Die Masse blauer Jacken mit blanken Knöpfen, flatternden Halstüchern und breitkrämpigen Strohhüten zeigen, daß Seewasser in der Nähe ist. Was für seltsame Gestalten! Und was für eine Menge unmögliche Sprachen sie mit einander reden. Lange, hagere, breite, dicke, gelbe, braune, rothe, schwarze Matrosen – alle Völker und Racen waten da schwerfällig umher und zum Theil Arm in Arm, verbrüdert durch das kosmopolitische Meer und in den Tanzkneipen Hamburgs, Londons, New-Yorks, Valparaisos, Capstadts, Cantons, Schanghais, Adelaides, Melbournes, Sydneys u. s. w.

Um auch einen Blick auf das weibliche Geschlecht zu werfen, so bemerken wir, daß es hier am Schlechtesten her- und wegkommt. Zwar sieht man manche anständige, schöne, arme Gestalt; aber die Meisten lachen dir gerade in’s Gesicht und nicht selten wirst du in ihrer Nähe einen unerträglichen Gin-Geruch merken.
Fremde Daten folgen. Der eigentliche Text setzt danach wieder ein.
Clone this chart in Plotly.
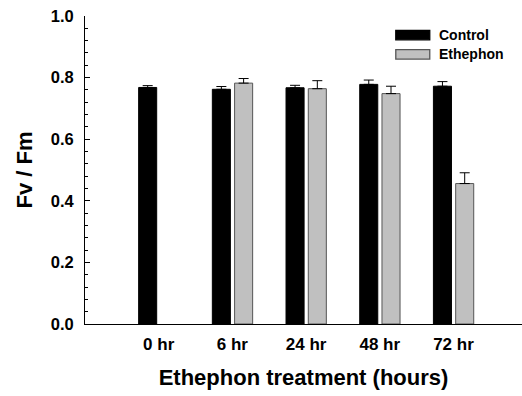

Gin, der ekelhafteste, giftigste Branntwein, ist der tägliche Trost der Verworfenen, Armen und Hungrigen, besonders der hier überaus stark vertretenen Irländerinnen, kenntlich an ihren breiten, stumpfen, schmutzigen Gesichtern.

Was thun denn nun aber die etwa 500,000 Menschen hier? Sie genießen Staub, Gin, Bier, Austern, sehen und lassen sich sehen, drängen und lassen sich drängen – das ist Alles. Doch nein, für den Gehörsinn ist doch am Besten gesorgt. Man denke nicht, daß die Leute eben hier in Buden hineingucken und sich etwas aussuchen oder auch nicht, und dann bieten und handeln oder auch leer wieder weggehen. So bequem haben’s die Handelsleute hier nicht. Alle Bildung und Weisheit aller Zeiten und Nationen muß hier in den Buden und an den Ständen mitarbeiten, um den Leuten ihr Kupfer und Silber abzujagen. Dort blinkt eine „silberne“ Zuckerzange in der Luft. Der Mann, der sie emporhält, erzählt in der anmuthigsten Weise deren ganze Geschichte und Werth, wie das Erz aus der Erde kam, geschmolzen, gereinigt, verarbeitet ward, die lange Mord- oder Bibelgeschichte, die in Relieffiguren auf sie gedruckt ward. – Nachdem das Alles im lebendigsten Flusse und Feuer öffentlicher Beredtsamkeit bekannt geworden, faßt er Alles zusammen und wie eine Bombe donnert dann der Schluß in die staunende Menge: Gentlemen und Ladies, das Alles bekommen Sie für 1 Schilling. Aber keine Hand regt sich, kein Schilling zeigt sich gerührt. Nun „man wird ihn hören, stärker beschwören“. Zu der Zuckerzange gesellt sich ein Rasirmesser. Dessen Geschichte und Tugenden werden jetzt mit denen der Zuckerzange verflochten. Bombe: Alles für 1 Schilling. Es kommt noch Keiner. So nimmt er zu der Zuckerzange und dem Rasirmesser, Löffel, Messer und Gabel. Die Rede beginnt von vorn und verwebt die Tugenden und Biographien aller fünf Gegenstände zu einem einzigen Haupteffect. Alles, Alles das zusammen für einen einzigen Schilling. Zuletzt strotzt die Hand wie eine große Sonne von Zuckerzange, Rasirmesser, Löffel, Messer, Gabel, Scheere, Federmesser, Theelöffeln, Nadelbüchsen, Zahnbürste, Badeschwamm, Geldbörse u. s. w. – Mit so erhobener Hand führt der Mann die verwickeltste Fuge von Biographien und Attesten mit Anspielungen auf Minister, mit Citaten von Sokrates, Cicero u. s. w. durch, und auch jetzt kostet Alles zusammen nur noch einen Schilling. Ein Glück, wenn das englische Achtgroschenstück sich nun ergiebt. Ergiebt’s sich nicht, so wirft der Mann Alles zusammen nieder und versucht’s mit Schnittwaaren, Bildern u. s. w. nach demselben Systeme. Welch eine Anstrengung, welch ein Witz, welch eine Gelehrsamkeit, um eines Schillings willen. Aber das ist noch Aristokratie.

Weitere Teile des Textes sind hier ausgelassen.